Tiffany Polifko, Loudoun County School Board. Courtesy of her campaign.

by James C. Sherlock

The people of Loudoun County have spoken — just barely.

They elected Tiffany L. Polifko to the School Board.

Ms. Polifko is a conservative with 20 years experience as a public and private school special education teacher. She currently serves as a Board-Certified Behavior Analyst working with children on the autism spectrum.

She has two kids in Loudoun County Schools. She stood for election to ensure a quality education for her children and the rest of the children of Loudoun County.

She won by 98 votes with nearly 20.000 cast.

The second place finisher was, according to the Loudoun Times,

(Nicholas) Gothard, a 22-year-old program manager for a nonprofit civic engagement group.

I, like most readers, have seen those words in the dictionary but never before in the same sentence.

Nicholas, informed by his extensive life experience, is very woke and very engaged politically.
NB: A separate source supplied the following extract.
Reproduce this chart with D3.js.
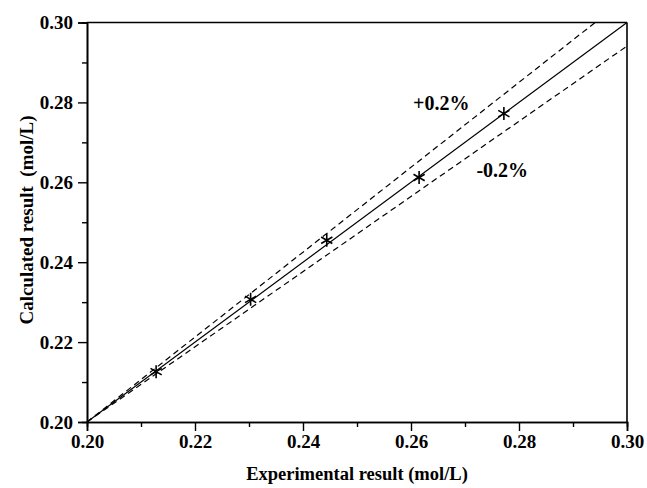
<!DOCTYPE html>
<html>
<head>
<meta charset="utf-8">
<script src="https://cdn.jsdelivr.net/npm/d3@7"></script>
<style>
  body { margin: 0; background: #fff; }
  text { font-family: "Liberation Serif", "Times New Roman", serif; font-weight: bold; }
</style>
</head>
<body>
<div id="chart"></div>
<script>
// data
var expX = [0.2128, 0.2303, 0.2444, 0.2615, 0.2772];
var calcY = [0.2126, 0.2307, 0.2455, 0.2612, 0.2772];
var majorTicks = [0.20, 0.22, 0.24, 0.26, 0.28, 0.30];
var minorTicks = [0.21, 0.23, 0.25, 0.27, 0.29];
// reference lines: [x0, y0, x1, y1]
var idealLine = [0.20, 0.20, 0.30, 0.30];
var upperLine = [0.20, 0.20, 0.2941, 0.30];
var lowerLine = [0.20, 0.20, 0.30, 0.2941];
var bandLabels = [["+0.2%", 0.2656, 0.2780], ["-0.2%", 0.2769, 0.26125]];

var width = 647, height = 488;
var plotL = 87, plotR = 627, plotT = 22.5, plotB = 422;

var svg = d3.select("#chart").append("svg")
	.attr("width", width)
	.attr("height", height);

var x = d3.scaleLinear().domain([0.2, 0.3]).range([plotL, plotR]);
var y = d3.scaleLinear().domain([0.2, 0.3]).range([plotB, plotT]);

//-- Axes
var xAxis = d3.axisBottom(x).tickValues(majorTicks).tickFormat(d3.format(".2f")).tickSize(9).tickPadding(4);
var yAxis = d3.axisLeft(y).tickValues(majorTicks).tickFormat(d3.format(".2f")).tickSize(9).tickPadding(5);

var gx = svg.append("g").attr("transform", "translate(0," + plotB + ")").call(xAxis);
var gy = svg.append("g").attr("transform", "translate(" + plotL + ",0)").call(yAxis);
[gx, gy].forEach(function(g) {
	g.attr("font-size", 19)
		.attr("font-family", "Liberation Serif")
		.attr("font-weight", "bold");
	g.selectAll("text").attr("font-size", 19).attr("fill", "#000");
});

svg.append("g").attr("transform", "translate(0," + plotB + ")")
	.call(d3.axisBottom(x).tickValues(minorTicks).tickSize(5).tickFormat(""));
svg.append("g").attr("transform", "translate(" + plotL + ",0)")
	.call(d3.axisLeft(y).tickValues(minorTicks).tickSize(5).tickFormat(""));

svg.selectAll(".domain").attr("stroke", "#000").attr("stroke-width", 1.6);
svg.selectAll(".tick line").attr("stroke", "#000").attr("stroke-width", 1.4);

//-- Frame top / right
svg.append("line").attr("x1", x(0.2)).attr("x2", x(0.3)).attr("y1", y(0.3)).attr("y2", y(0.3))
	.attr("stroke", "#000").attr("stroke-width", 1.6);
svg.append("line").attr("x1", x(0.3)).attr("x2", x(0.3)).attr("y1", y(0.2)).attr("y2", y(0.3))
	.attr("stroke", "#000").attr("stroke-width", 1.6);

//-- Reference lines
function refLine(l, dash) {
	svg.append("line")
		.attr("x1", x(l[0])).attr("y1", y(l[1]))
		.attr("x2", x(l[2])).attr("y2", y(l[3]))
		.attr("stroke", "#000").attr("stroke-width", 1.2)
		.attr("stroke-dasharray", dash);
}
refLine(idealLine, null);
refLine(upperLine, "6,4");
refLine(lowerLine, "6,4");

//-- Asterisk markers
var star = "M0,-6.5V6.5M-5.6,-3.25L5.6,3.25M-5.6,3.25L5.6,-3.25";
svg.append("g").selectAll("path")
	.data(expX)
	.enter().append("path")
	.attr("transform", function(d, i) { return "translate(" + x(d) + "," + y(calcY[i]) + ")"; })
	.attr("d", star)
	.attr("stroke", "#000")
	.attr("stroke-width", 1.6)
	.attr("fill", "none");

//-- Band labels
svg.selectAll(".band")
	.data(bandLabels)
	.enter().append("text")
	.attr("x", function(d) { return x(d[1]); })
	.attr("y", function(d) { return y(d[2]); })
	.attr("text-anchor", "middle")
	.attr("font-size", 20)
	.text(function(d) { return d[0]; });

//-- Axis titles
svg.append("text")
	.attr("x", (plotL + plotR) / 2)
	.attr("y", 480)
	.attr("text-anchor", "middle")
	.attr("font-size", 18.5)
	.text("Experimental result (mol/L)");

svg.append("text")
	.attr("transform", "translate(33,220) rotate(-90)")
	.attr("text-anchor", "middle")
	.attr("font-size", 19)
	.style("white-space", "pre")
	.text("Calculated result  (mol/L)");
</script>
</body>
</html>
He was endorsed by Blue Virginia as a:

(h)uman rights advocate and community organizer … (who) hopes to bring a fresh perspective and new focus to the Loudoun County School Board.
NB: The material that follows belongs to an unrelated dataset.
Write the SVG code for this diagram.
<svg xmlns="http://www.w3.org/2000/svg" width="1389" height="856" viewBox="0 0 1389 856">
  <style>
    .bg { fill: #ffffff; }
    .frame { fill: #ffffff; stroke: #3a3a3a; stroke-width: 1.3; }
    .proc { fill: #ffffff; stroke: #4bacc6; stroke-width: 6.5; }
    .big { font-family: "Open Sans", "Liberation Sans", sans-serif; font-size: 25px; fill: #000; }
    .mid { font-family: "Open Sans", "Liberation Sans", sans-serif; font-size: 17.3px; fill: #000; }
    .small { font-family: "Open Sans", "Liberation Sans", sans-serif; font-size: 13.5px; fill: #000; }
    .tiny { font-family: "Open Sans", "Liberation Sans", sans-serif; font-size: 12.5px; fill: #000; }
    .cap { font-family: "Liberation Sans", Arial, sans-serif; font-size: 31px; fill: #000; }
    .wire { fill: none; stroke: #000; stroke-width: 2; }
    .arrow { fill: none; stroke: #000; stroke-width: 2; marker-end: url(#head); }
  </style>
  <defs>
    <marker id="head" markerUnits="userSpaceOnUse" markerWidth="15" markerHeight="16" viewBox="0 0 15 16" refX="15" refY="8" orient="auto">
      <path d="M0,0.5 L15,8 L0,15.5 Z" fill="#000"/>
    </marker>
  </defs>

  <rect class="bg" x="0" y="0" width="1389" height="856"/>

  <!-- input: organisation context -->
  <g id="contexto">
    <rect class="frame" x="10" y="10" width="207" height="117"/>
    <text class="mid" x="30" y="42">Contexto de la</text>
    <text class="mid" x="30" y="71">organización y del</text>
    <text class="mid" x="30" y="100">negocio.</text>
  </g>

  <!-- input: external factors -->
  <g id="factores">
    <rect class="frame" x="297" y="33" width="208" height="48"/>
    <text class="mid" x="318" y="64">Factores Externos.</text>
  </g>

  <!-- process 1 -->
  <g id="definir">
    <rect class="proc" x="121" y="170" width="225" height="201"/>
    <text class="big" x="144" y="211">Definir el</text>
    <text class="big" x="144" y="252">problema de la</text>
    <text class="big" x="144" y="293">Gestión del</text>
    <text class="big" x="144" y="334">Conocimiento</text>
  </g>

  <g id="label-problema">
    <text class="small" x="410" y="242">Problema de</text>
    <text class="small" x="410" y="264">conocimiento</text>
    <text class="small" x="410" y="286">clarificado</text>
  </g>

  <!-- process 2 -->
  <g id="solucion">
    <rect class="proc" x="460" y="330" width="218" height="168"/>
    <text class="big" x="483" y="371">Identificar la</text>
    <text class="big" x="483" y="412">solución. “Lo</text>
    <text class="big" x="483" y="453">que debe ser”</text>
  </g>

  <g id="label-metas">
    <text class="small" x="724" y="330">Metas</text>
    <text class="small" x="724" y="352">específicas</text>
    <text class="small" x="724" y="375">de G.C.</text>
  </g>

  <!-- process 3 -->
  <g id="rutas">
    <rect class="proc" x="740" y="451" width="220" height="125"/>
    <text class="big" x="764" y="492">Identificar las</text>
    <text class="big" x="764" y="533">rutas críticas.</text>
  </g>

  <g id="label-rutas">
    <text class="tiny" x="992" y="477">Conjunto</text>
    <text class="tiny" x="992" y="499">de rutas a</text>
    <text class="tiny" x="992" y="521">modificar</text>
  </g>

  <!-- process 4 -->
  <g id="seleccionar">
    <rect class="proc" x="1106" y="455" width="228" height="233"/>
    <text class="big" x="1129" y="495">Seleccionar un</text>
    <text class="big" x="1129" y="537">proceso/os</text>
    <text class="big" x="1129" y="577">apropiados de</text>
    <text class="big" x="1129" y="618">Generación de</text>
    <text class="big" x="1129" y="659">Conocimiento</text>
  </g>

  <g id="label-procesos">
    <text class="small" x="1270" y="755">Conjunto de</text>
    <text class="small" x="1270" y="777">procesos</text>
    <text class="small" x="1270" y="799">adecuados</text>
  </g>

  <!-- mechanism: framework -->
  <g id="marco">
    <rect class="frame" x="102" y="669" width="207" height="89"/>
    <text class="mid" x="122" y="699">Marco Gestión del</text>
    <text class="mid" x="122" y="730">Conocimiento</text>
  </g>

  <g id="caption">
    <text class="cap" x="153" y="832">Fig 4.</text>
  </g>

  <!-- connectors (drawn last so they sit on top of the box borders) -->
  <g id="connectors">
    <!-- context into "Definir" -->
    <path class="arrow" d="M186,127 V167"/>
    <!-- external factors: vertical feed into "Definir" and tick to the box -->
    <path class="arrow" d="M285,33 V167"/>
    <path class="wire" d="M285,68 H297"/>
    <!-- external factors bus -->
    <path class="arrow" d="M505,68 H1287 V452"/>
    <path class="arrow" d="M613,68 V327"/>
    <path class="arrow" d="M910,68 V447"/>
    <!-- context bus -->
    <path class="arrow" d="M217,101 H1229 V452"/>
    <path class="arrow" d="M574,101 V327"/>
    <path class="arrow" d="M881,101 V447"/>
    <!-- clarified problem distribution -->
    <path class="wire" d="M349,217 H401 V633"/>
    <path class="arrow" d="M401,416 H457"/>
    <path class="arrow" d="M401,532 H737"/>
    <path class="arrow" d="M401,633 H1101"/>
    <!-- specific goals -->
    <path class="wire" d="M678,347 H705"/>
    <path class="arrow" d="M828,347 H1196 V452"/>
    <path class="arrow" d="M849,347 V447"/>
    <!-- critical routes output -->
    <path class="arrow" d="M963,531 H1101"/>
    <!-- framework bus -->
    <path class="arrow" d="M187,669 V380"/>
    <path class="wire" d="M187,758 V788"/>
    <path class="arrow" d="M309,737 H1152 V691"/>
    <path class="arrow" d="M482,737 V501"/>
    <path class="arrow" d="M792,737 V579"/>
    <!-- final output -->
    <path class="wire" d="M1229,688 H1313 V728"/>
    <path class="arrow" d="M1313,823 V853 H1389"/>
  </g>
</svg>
He would have brought a “fresh perspective.” To the Loudoun County School Board. Dazzling possibilities there.

And he just missed.

You will be impressed to know that Nicholas is a former community organizer.

Again from Blue Virginia:

(he) has worked across coalitions to drive consensus on Loudoun’s most critical issues.

He had the endorsements of all of the local Democratic office holders. But apparently did not “drive” quite enough “consensus” to win the election.

Nicholas reportedly refused to debate Ms. Polifko about schools — or to show up at any public forum even by himself to discuss issues. We have seen that strategy somewhere. It will come to me.

But probably a good call. And the reason the results were close. Nancy Pelosi’s glass of water analogy comes to mind, and hiding nearly worked.

But he is undoubtedly a man to watch.

Andrew Hoyler, who was appointed to replace an incumbent who passed away, came in third.